Kai Bird

Cindy Seip

Kai Bird is a historian, journalist, and the author of several biographies, including American Prometheus: The Triumph and Tragedy of J. Robert Oppenheimer (co-authored with Martin J. Sherwin), winner of the Pulitzer Prize. His work includes critical writings on the Vietnam War, Hiroshima, nuclear weapons, the Cold War, the Arab-Israeli conflict, and the CIA. Four decades after Ronald Reagan’s landslide win in 1980, Jimmy Carter’s one-term presidency is often labeled a failure. But in retrospect, his political odyssey is a rich and human story that includes both formidable accomplishments and painful political adversity. In The Outlier: The Unfinished Presidency of Jimmy Carter (Crown), Bird offers a reevaluation of the complex triumphs and tragedies of Carter’s legacy. The only president in a century to grow up in the heart of the Deep South, Carter was not merely an outsider; he was an outlier.
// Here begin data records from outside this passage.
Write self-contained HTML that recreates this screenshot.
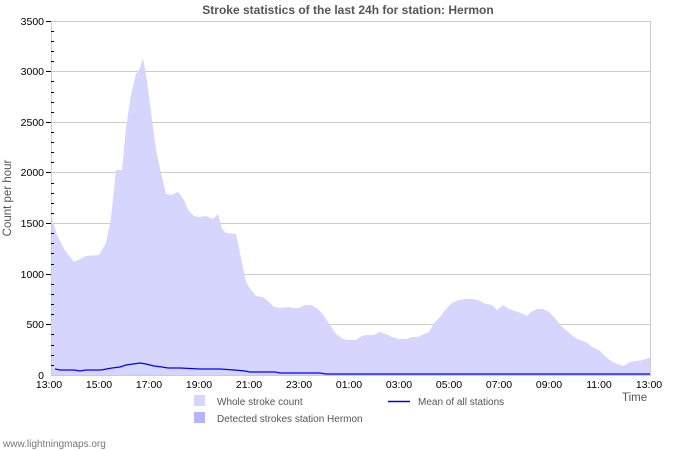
<!DOCTYPE html><html><head><style>body{margin:0;background:#fff}svg{display:block;font-family:"Liberation Sans","DejaVu Sans",sans-serif}</style></head><body>
<svg width="700" height="450" viewBox="0 0 700 450">
<text x="348" y="14" text-anchor="middle" font-size="12" font-weight="bold" fill="#555">Stroke statistics of the last 24h for station: Hermon</text>
<g stroke="#ccc" stroke-width="1">
<line x1="51" y1="21.5" x2="651" y2="21.5"/><line x1="51" y1="71.5" x2="651" y2="71.5"/><line x1="51" y1="122.5" x2="651" y2="122.5"/><line x1="51" y1="172.5" x2="651" y2="172.5"/><line x1="51" y1="223.5" x2="651" y2="223.5"/><line x1="51" y1="274.5" x2="651" y2="274.5"/><line x1="51" y1="324.5" x2="651" y2="324.5"/>
<line x1="650.5" y1="21" x2="650.5" y2="375"/>
</g>
<path fill="#d5d5fd" d="M51,375 L51,215 L57,235 L64,249 L74,262 L86,256 L99,255 L106,243 L111,218 L116,170 L122,170 L126,128 L131,95 L136,74 L140,68 L143,58 L147,81 L151,112 L156,150 L161,173 L166,194 L171,195 L178,192 L184,200 L188,210 L194,216 L199,217 L206,216 L213,219 L218,214 L222,229 L226,233 L236,234 L241,258 L246,282 L251,290 L256,296 L263,297 L268,301 L274,307 L281,308 L289,307 L293,308 L299,308 L305,305 L311,305 L318,309 L324,316 L330,325 L336,334 L343,339 L349,340 L356,340 L362,336 L368,335 L374,335 L380,332 L386,334 L392,337 L399,339 L406,339 L412,337 L418,337 L424,334 L429,332 L434,323 L440,317 L446,309 L452,303 L459,300 L466,299 L474,299 L480,301 L486,304 L492,305 L497,310 L503,305 L509,309 L515,311 L521,313 L527,316 L531,312 L537,309 L543,309 L549,312 L555,318 L561,326 L567,331 L574,337 L580,340 L586,342 L592,347 L599,350 L605,356 L611,361 L617,364 L624,366 L630,362 L636,361 L643,360 L649,358 L650,358 L650,375 Z"/>
<path fill="none" stroke="#00f" stroke-width="1.3" d="M55,369 L60,370 L74,370 L80,371 L86,370 L101,370 L112,368 L120,367 L126,365 L133,364 L140,363 L146,364 L154,366 L162,367 L168,368 L180,368 L190,368.5 L200,369 L220,369 L234,370 L245,371 L250,372 L275,372 L280,373 L320,373 L326,374 L650,374"/>
<line x1="51.5" y1="21" x2="51.5" y2="375" stroke="#ccc"/>
<line x1="51" y1="375.5" x2="651" y2="375.5" stroke="#ccc"/>
<g stroke="#000" stroke-width="1">
<path d="M51,31.5h3M51,41.5h3M51,51.5h3M51,61.5h3M51,81.5h3M51,92.5h3M51,102.5h3M51,112.5h3M51,132.5h3M51,142.5h3M51,152.5h3M51,162.5h3M51,183.5h3M51,193.5h3M51,203.5h3M51,213.5h3M51,233.5h3M51,243.5h3M51,253.5h3M51,264.5h3M51,284.5h3M51,294.5h3M51,304.5h3M51,314.5h3M51,334.5h3M51,345.5h3M51,355.5h3M51,365.5h3"/>
<path d="M46,21.5h5M46,71.5h5M46,122.5h5M46,172.5h5M46,223.5h5M46,274.5h5M46,324.5h5"/>
</g>
<g id="t"></g>
<g font-size="10.5" fill="#000" text-anchor="end">
<text x="44" y="25">3500</text><text x="44" y="75">3000</text><text x="44" y="126">2500</text><text x="44" y="176">2000</text><text x="44" y="227">1500</text><text x="44" y="278">1000</text><text x="44" y="328">500</text><text x="44" y="379">0</text>
</g>
<g font-size="10.5" fill="#000" text-anchor="middle">
<text x="49" y="388">13:00</text><text x="99" y="388">15:00</text><text x="149" y="388">17:00</text><text x="199" y="388">19:00</text><text x="249" y="388">21:00</text><text x="299" y="388">23:00</text><text x="349" y="388">01:00</text><text x="399" y="388">03:00</text><text x="449" y="388">05:00</text><text x="499" y="388">07:00</text><text x="549" y="388">09:00</text><text x="599" y="388">11:00</text><text x="649" y="388">13:00</text>
</g>
<text x="622" y="401" font-size="11.5" fill="#555">Time</text>
<text transform="translate(11,198) rotate(-90)" text-anchor="middle" font-size="11.5" fill="#555">Count per hour</text>
<rect x="194" y="395" width="11" height="11" fill="#d5d5fd"/>
<rect x="194" y="412" width="11" height="11" fill="#b5b5fb"/>
<text x="217" y="405" font-size="10" fill="#555">Whole stroke count</text>
<text x="217" y="422" font-size="10" fill="#555">Detected strokes station Hermon</text>
<line x1="388" y1="401.5" x2="410" y2="401.5" stroke="#00f" stroke-width="1.5"/>
<text x="418" y="405" font-size="10" fill="#555">Mean of all stations</text>
<text x="3" y="447" font-size="10" fill="#777">www.lightningmaps.org</text>
<script>
var g=document.getElementById('t'),s='';
for(var i=0;i<=24;i++){var x=51.5+i*25,l=(i%2==0)?6:3;s+='<line x1="'+x+'" y1="'+(375-l)+'" x2="'+x+'" y2="375" stroke="#000"/>';}
g.innerHTML=s;
</script>
</svg></body></html>
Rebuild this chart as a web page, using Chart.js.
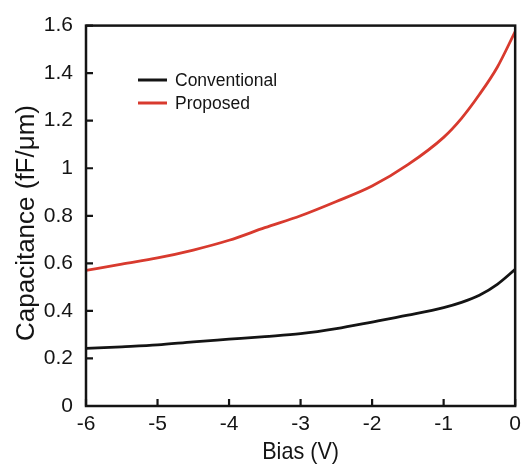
<!DOCTYPE html>
<html>
<head>
<meta charset="utf-8">
<script src="https://cdn.jsdelivr.net/npm/chart.js@4.4.1/dist/chart.umd.min.js"></script>
<style>
  html, body { margin: 0; padding: 0; background: #fff; }
  #wrap { width: 527px; height: 468px; }
</style>
</head>
<body>
<div id="wrap"><canvas id="cv-chart" width="527" height="468"></canvas></div>
<script>
// bias sweep (V)
var biasV = [-6, -5.5, -5, -4.5, -4, -3.5, -3, -2.5, -2, -1.5, -1, -0.75, -0.5, -0.25, 0];
// capacitance (fF/um)
var conventional = [0.242, 0.249, 0.257, 0.27, 0.281, 0.292, 0.304, 0.325, 0.353, 0.382, 0.414, 0.436, 0.466, 0.512, 0.575];
var proposed = [0.57, 0.597, 0.623, 0.656, 0.697, 0.75, 0.8, 0.86, 0.925, 1.015, 1.13, 1.21, 1.31, 1.425, 1.575];

var xTickLabels = ["-6", "-5", "-4", "-3", "-2", "-1", "0"];
var yTickLabels = ["0", "0.2", "0.4", "0.6", "0.8", "1", "1.2", "1.4", "1.6"];

var seriesNames = ["Conventional", "Proposed"];
var seriesColors = ["#141414", "#d83a2e"];
var xTitle = "Bias (V)";
var yTitle = "Capacitance (fF/\u03bcm)";

var FONT = "'Liberation Sans', Arial, sans-serif";

function toPoints(ys) {
  return biasV.map(function (x, i) { return { x: x, y: ys[i] }; });
}

// frame around the plot, inward tick marks, axis titles and legend
var framePlugin = {
  id: "frame",
  afterDraw: function (chart) {
    var ctx = chart.ctx, a = chart.chartArea;
    var xs = chart.scales.x, ys = chart.scales.y;
    ctx.save();
    ctx.strokeStyle = "#141414";
    ctx.lineWidth = 2.5;
    ctx.strokeRect(a.left, a.top, a.right - a.left, a.bottom - a.top);
    ctx.lineWidth = 2.2;
    ctx.beginPath();
    xs.ticks.forEach(function (t) {
      var px = xs.getPixelForValue(t.value);
      ctx.moveTo(px, a.bottom);
      ctx.lineTo(px, a.bottom - 7);
    });
    ys.ticks.forEach(function (t) {
      var py = ys.getPixelForValue(t.value);
      ctx.moveTo(a.left, py);
      ctx.lineTo(a.left + 7, py);
    });
    ctx.stroke();

    ctx.fillStyle = "#141414";
    ctx.textAlign = "center";
    ctx.textBaseline = "middle";
    ctx.save();
    ctx.translate((a.left + a.right) / 2, 452);
    ctx.scale(0.9, 1);
    ctx.font = "24px " + FONT;
    ctx.fillText(xTitle, 0, 0);
    ctx.restore();
    ctx.save();
    ctx.translate(27, 223);
    ctx.rotate(-Math.PI / 2);
    ctx.font = "26px " + FONT;
    ctx.fillText(yTitle, 0, 0);
    ctx.restore();

    // legend inside the plot
    ctx.font = "17.5px " + FONT;
    ctx.textAlign = "left";
    var lx = 138, ly = 80;
    seriesNames.forEach(function (name, i) {
      ctx.strokeStyle = seriesColors[i];
      ctx.lineWidth = 3;
      ctx.beginPath();
      ctx.moveTo(lx, ly + i * 23);
      ctx.lineTo(lx + 29, ly + i * 23);
      ctx.stroke();
      ctx.fillText(name, lx + 37, ly + i * 23 + 1);
    });
    ctx.restore();
  }
};

var config = {
  type: "line",
  data: {
    datasets: [
      {
        label: seriesNames[0],
        data: toPoints(conventional),
        borderColor: seriesColors[0],
        borderWidth: 2.8,
        pointRadius: 0,
        cubicInterpolationMode: "monotone"
      },
      {
        label: seriesNames[1],
        data: toPoints(proposed),
        borderColor: seriesColors[1],
        borderWidth: 2.8,
        pointRadius: 0,
        cubicInterpolationMode: "monotone"
      }
    ]
  },
  options: {
    responsive: false,
    animation: false,
    layout: { padding: { top: 18, right: 7, left: 0, bottom: 0 } },
    plugins: {
      legend: { display: false },
      tooltip: { enabled: false }
    },
    scales: {
      x: {
        type: "linear",
        min: -6,
        max: 0,
        border: { display: false },
        grid: { display: false, drawTicks: false },
        afterBuildTicks: function (s) {
          s.ticks = xTickLabels.map(function (l) { return { value: Number(l) }; });
        },
        ticks: {
          padding: 6,
          color: "#141414",
          font: { family: FONT, size: 21 },
          callback: function (v, i) { return xTickLabels[i]; }
        },
        afterFit: function (s) { s.height = 62; }
      },
      y: {
        min: 0,
        max: 1.6,
        border: { display: false },
        grid: { display: false, drawTicks: false },
        afterBuildTicks: function (s) {
          s.ticks = yTickLabels.map(function (l) { return { value: Number(l) }; });
        },
        ticks: {
          padding: 13,
          color: "#141414",
          font: { family: FONT, size: 21 },
          callback: function (v, i) { return yTickLabels[i]; }
        },
        afterFit: function (s) { s.width = 86; }
      }
    }
  },
  plugins: [framePlugin]
};

window.onload = function () {
  var ctx = document.getElementById("cv-chart").getContext("2d");
  window.cvChart = new Chart(ctx, config);
};
</script>
</body>
</html>
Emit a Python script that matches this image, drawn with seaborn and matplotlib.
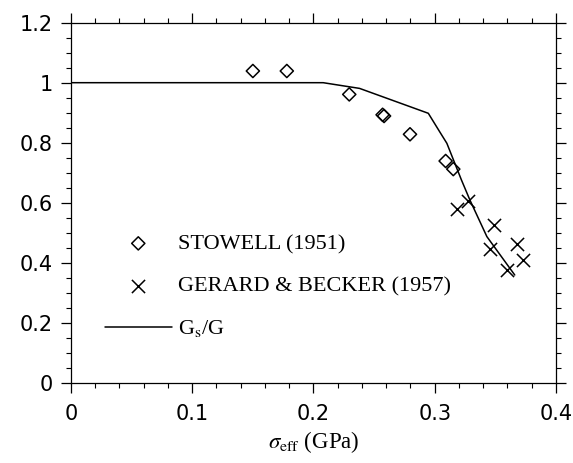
import numpy as np
import pandas as pd
import matplotlib
matplotlib.use("Agg")
import matplotlib.pyplot as plt
import seaborn as sns
from matplotlib.ticker import MultipleLocator

# Data
stowell_x = [0.150, 0.178, 0.2295, 0.2570, 0.2582, 0.2796, 0.309, 0.3153]
stowell_y = [1.039, 1.039, 0.961, 0.893, 0.889, 0.828, 0.739, 0.712]

gerard_x = [0.3186, 0.3277, 0.349, 0.3456, 0.3676, 0.3725, 0.360]
gerard_y = [0.578, 0.607, 0.526, 0.445, 0.462, 0.409, 0.376]

gsg_x = [0.0, 0.100, 0.208, 0.238, 0.2947, 0.304, 0.310, 0.322, 0.329, 0.343, 0.366]
gsg_y = [1.0, 1.0, 1.0, 0.981, 0.898, 0.837, 0.798, 0.676, 0.609, 0.487, 0.359]

labels = ["STOWELL (1951)", "GERARD & BECKER (1957)", r"G$_{\rm s}$/G"]
x_ticks = [0, 0.1, 0.2, 0.3, 0.4]
y_ticks = [0, 0.2, 0.4, 0.6, 0.8, 1.0, 1.2]
x_tick_labels = ["0", "0.1", "0.2", "0.3", "0.4"]
y_tick_labels = ["0", "0.2", "0.4", "0.6", "0.8", "1", "1.2"]

sns.set_style("ticks")
plt.rcParams["font.family"] = ["DejaVu Sans"]
plt.rcParams["mathtext.fontset"] = "stix"
plt.rcParams["text.color"] = "black"

fig = plt.figure(figsize=(5.73, 4.63), dpi=100)
ax = fig.add_axes([0.1239, 0.1734, 0.8464, 0.7776])

df_line = pd.DataFrame({"x": gsg_x, "y": gsg_y})
sns.lineplot(data=df_line, x="x", y="y", ax=ax, color="black", lw=1.1,
             sort=False, label=labels[2], estimator=None)
sns.scatterplot(x=stowell_x, y=stowell_y, ax=ax, marker="D", s=45,
                facecolor="none", edgecolor="black", linewidth=1.1,
                label=labels[0])
sns.scatterplot(x=gerard_x, y=gerard_y, ax=ax, marker="x", s=90,
                color="black", linewidth=1.1, label=labels[1])

ax.set_xlim(0, 0.4)
ax.set_ylim(0, 1.2)
ax.set_xticks(x_ticks)
ax.set_xticklabels(x_tick_labels)
ax.set_yticks(y_ticks)
ax.set_yticklabels(y_tick_labels)
ax.xaxis.set_minor_locator(MultipleLocator(0.02))
ax.yaxis.set_minor_locator(MultipleLocator(0.05))
ax.tick_params(axis="both", which="major", direction="out", length=7,
               width=0.9, labelsize=15, top=True, right=True, color="black",
               labelcolor="black")
ax.tick_params(axis="both", which="minor", direction="out", length=3.5,
               width=0.8, top=True, right=True, color="black")
ax.tick_params(axis="x", which="major", pad=8)
ax.tick_params(axis="y", which="major", pad=6)
for sp in ax.spines.values():
    sp.set_visible(True)
    sp.set_linewidth(0.9)
    sp.set_color("black")

ax.set_xlabel(r"$\sigma_{\rm eff}$ (GPa)", fontsize=16.5, family="Liberation Serif",
              labelpad=4, color="black")
ax.set_ylabel("")

handles, labs = ax.get_legend_handles_labels()
order = [labs.index(l) for l in labels]
leg = ax.legend([handles[i] for i in order], [labs[i] for i in order],
                loc="upper left", bbox_to_anchor=(0.07, 0.414), frameon=False,
                prop={"family": "Liberation Serif", "size": 16},
                handlelength=3.0, handletextpad=0.27, labelspacing=0.98,
                borderpad=0, borderaxespad=0, labelcolor="black")

fig.savefig("out.png", dpi=100)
And he looked out on a nation torn by race and demoralized by Watergate and Vietnam and prescribed a radical self-examination from which voters recoiled. Drawing on interviews with Carter and members of his administration, and recently declassified documents, Bird delivers a profound, clear-eyed evaluation of a leader whose legacy has been deeply misunderstood. The New York Times called it a “landmark presidential biography. … Bird is able to build a persuasive case that the Carter presidency deserves this new look.”